▶

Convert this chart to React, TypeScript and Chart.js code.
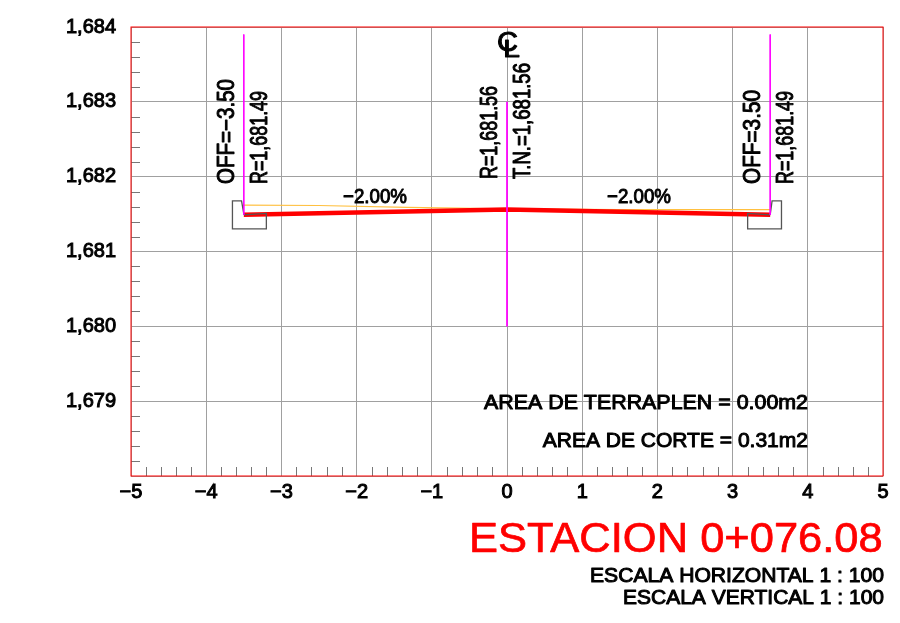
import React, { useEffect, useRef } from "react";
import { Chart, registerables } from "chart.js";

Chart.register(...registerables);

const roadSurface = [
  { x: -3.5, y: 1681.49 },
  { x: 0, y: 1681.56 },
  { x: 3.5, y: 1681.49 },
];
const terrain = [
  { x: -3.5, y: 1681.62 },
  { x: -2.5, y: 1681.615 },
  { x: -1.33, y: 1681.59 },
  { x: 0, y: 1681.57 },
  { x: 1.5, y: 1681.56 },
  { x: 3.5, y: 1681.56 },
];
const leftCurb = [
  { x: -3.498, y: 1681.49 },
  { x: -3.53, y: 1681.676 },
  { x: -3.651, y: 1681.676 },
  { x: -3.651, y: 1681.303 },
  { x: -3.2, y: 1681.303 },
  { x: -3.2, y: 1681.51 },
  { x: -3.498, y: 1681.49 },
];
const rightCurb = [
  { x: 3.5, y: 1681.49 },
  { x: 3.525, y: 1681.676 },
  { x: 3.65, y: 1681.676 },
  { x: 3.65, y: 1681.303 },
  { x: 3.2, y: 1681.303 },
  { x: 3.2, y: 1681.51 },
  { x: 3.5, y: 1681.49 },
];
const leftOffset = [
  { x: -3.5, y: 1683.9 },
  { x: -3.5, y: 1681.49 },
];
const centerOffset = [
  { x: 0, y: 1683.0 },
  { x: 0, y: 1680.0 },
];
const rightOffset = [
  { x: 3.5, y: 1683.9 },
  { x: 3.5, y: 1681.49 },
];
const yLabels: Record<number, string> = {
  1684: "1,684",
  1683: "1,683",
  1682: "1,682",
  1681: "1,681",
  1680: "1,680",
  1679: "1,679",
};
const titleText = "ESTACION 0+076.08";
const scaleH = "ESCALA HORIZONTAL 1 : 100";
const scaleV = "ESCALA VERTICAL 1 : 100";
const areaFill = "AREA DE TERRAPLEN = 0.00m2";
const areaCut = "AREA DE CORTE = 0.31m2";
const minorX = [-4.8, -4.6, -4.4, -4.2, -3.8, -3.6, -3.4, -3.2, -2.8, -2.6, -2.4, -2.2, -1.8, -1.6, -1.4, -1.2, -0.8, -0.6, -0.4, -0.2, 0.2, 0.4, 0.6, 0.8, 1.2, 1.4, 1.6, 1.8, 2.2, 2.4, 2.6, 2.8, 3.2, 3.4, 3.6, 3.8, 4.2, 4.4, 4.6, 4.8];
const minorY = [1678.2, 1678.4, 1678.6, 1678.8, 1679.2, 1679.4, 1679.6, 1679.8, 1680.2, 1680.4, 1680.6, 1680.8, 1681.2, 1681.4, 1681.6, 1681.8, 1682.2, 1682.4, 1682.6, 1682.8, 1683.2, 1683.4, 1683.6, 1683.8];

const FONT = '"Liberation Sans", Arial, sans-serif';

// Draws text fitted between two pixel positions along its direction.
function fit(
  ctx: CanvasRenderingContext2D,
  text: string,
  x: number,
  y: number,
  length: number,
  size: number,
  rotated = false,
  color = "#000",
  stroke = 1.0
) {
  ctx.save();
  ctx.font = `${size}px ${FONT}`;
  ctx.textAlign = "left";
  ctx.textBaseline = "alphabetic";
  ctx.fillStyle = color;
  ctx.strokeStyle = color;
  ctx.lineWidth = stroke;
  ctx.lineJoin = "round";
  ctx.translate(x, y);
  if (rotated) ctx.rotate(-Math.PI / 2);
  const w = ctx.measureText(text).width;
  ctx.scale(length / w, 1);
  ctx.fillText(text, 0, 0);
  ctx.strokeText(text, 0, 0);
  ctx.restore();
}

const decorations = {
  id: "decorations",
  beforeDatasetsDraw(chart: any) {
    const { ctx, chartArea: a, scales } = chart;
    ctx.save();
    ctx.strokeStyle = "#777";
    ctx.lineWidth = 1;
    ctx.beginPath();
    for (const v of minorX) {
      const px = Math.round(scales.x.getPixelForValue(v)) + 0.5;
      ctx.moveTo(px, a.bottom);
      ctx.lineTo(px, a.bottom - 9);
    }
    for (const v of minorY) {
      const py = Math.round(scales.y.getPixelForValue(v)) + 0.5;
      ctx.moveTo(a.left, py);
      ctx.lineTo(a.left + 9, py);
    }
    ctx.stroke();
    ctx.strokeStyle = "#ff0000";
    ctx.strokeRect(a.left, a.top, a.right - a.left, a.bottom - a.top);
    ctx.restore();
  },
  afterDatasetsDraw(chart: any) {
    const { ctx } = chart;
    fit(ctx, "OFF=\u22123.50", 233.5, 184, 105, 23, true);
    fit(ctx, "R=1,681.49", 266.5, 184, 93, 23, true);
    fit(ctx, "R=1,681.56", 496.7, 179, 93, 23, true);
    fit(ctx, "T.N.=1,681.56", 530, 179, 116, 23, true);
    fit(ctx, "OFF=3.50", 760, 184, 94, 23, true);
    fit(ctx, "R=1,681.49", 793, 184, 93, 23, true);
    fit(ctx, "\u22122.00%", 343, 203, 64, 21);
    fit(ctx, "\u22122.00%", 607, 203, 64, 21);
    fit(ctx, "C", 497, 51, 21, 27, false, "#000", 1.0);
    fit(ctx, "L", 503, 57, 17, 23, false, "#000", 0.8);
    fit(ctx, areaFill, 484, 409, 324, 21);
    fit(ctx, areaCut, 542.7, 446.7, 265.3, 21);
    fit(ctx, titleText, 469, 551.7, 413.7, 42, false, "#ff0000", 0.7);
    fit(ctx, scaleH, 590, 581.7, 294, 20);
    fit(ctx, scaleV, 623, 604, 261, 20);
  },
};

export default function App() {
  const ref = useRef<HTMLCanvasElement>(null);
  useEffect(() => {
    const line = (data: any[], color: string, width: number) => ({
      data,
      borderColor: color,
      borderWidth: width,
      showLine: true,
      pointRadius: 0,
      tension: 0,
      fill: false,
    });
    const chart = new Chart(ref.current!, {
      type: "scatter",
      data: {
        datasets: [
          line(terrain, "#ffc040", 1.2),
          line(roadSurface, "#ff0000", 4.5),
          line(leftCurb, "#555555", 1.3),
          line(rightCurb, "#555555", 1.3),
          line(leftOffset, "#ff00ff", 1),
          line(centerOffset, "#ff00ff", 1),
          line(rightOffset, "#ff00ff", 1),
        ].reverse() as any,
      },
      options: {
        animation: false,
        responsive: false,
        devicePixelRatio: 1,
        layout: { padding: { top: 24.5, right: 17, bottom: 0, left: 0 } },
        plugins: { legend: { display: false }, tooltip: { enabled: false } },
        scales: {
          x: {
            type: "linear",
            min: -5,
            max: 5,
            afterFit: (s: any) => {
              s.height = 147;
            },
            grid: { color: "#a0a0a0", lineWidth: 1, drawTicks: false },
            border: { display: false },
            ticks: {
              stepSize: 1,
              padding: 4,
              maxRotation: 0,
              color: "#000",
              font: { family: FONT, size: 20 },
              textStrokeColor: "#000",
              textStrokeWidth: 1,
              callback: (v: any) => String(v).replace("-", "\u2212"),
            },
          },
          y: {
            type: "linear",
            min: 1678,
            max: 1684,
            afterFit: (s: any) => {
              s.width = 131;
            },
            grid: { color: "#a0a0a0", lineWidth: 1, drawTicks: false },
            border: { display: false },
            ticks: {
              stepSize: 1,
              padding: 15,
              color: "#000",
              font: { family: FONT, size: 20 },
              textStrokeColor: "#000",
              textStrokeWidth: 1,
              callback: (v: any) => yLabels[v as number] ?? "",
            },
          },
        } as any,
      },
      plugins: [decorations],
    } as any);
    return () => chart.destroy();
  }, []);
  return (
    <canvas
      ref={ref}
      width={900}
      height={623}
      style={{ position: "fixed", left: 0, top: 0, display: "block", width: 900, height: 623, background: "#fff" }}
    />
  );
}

◀

— What to do —
Begin at the top of the material above and output each line exactly, stopping after the line that holds "Chart.register(...registerables);". Leave out pictures.

— Finished task —
Convert this chart to React, TypeScript and Chart.js code.
import React, { useEffect, useRef } from "react";
import { Chart, registerables } from "chart.js";

Chart.register(...registerables);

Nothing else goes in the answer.